Valter Hugo Mãe

Agosto de todas as coisas


Rubrica "Cidadania Impura", de Valter Hugo Mãe.

Há uma sorte em ser de aqui e estar aqui, poder ficar entre as paisagens protegidas a ver como ainda há espiritualidade em não tocar em nada e voarem pássaros.

Chegaram os emigrantes e encheram a vila, encheram as procissões a Tui, as gasolineiras, a praia fluvial, a esplanada. Falam francês à pressa, tão em outro ritmo, como se tivessem de comer em menos tempo do que nós, como se tivessem de viver o dobro do que vivemos nós. Agosto é esse mês excêntrico em que os portugueses também são estrangeiros. Uns estrangeiros ávidos, definidos pelas saudades e um certo paternalismo por quem ficou a habitar os lugares de origem, vilas e aldeias calmas onde o Mundo parece ser deixado no exterior.

Não se fala de outra coisa senão da demência talibã, o poder tomado no Afeganistão e a passividade que demora em Moçambique. Quem ficou a habitar estes lugares calmos não está fora do Mundo mas a expressão mais permanente é a da graça por vivermos num canto de paraíso. Há uma sorte em ser de aqui e estar aqui, poder ficar entre as paisagens protegidas a ver como ainda há espiritualidade em não tocar em nada e voarem pássaros.

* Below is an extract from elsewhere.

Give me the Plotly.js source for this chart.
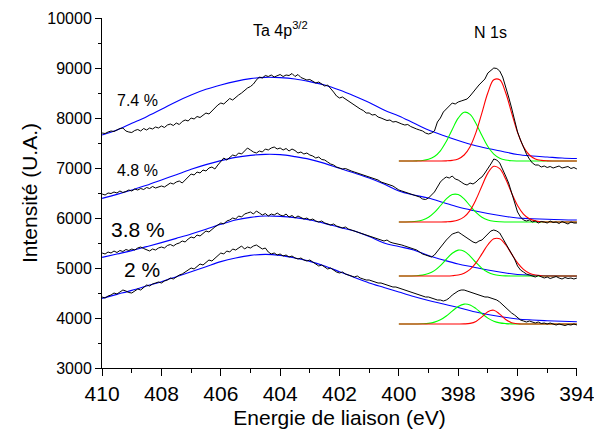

Fizemos o estradão para ver a peça de Dalila Gonçalves ao pé do penedo da Serra da Labruja, onde fica a casa do guarda-florestal. Os que caminham para Santiago passam ali e conquistam aquela vista limpa, bem como se deparam com as árvores que abrem em fole, como um caderno japonês que a artista levantou no entroncamento. São uma certa transparência das árvores, modo de ver através, entre, por dentro. Fazem a sombra perfeita na terra batida. Adiante, e um pouco em todo o redor, sangram as resinas e os troncos encarnam como se fossem animais. Que aflição retumbante que as árvores mostrem suas feridas vermelhas sob os cascos, iguais a serem mesmo de carne, a serem bichos verticalíssimos, quietos. Julgamos que as árvores sofrem.

Para outros lados de Coura noto um imenso porco de cimento na varanda de uma casa. Pela estrada se avista como fica gordo ocupando o espaço quase todo, e como engradaram a varanda talvez para que não fuja ou seja roubado. Em Giesteira, há dois cães ao portão pintados no laranja mais alegre do mundo. Antes um pouco, alguém enfiou um manequim no rachado de uma árvore velha. Uma mulher que resulta num susto tremendo a sair de dentro da árvore como as bruxas dos piores pesadelos de criança.

Ando a dizer que Paredes de Coura é a Twin Peaks de Portugal porque aqui pressinto o improvável e gosto muito que seja assim. Sem a tirania do bom gosto mas, afinal, com bom gosto a sobrar por toda a parte. Quero dizer, há algo de profundamente genuíno e livre, até de indisciplinado, que leva às expressões espontâneas sem demasiado filtro ou peneiras, e isso deita uma originalidade maravilhosa sobre os costumes, o que me parece libertador, celebrante, inteligente.

Discute-se como poderemos agora ajudar as pessoas do Afeganistão. À revelia do entorpecimento do Verão, dizia uma moça, é urgente ver o sofrimento e a matança para lá da beleza de Coura. A beleza não pode ser opacidade. Tem de exigir ainda. Estamos entre palavras portuguesas e francesas e, diante das garrafas e dos copos, queremos salvar o Mundo. Em todas os diálogos é urgente dizer Afeganistão e é urgente dizer o asco a todos os fundamentalismos religiosos.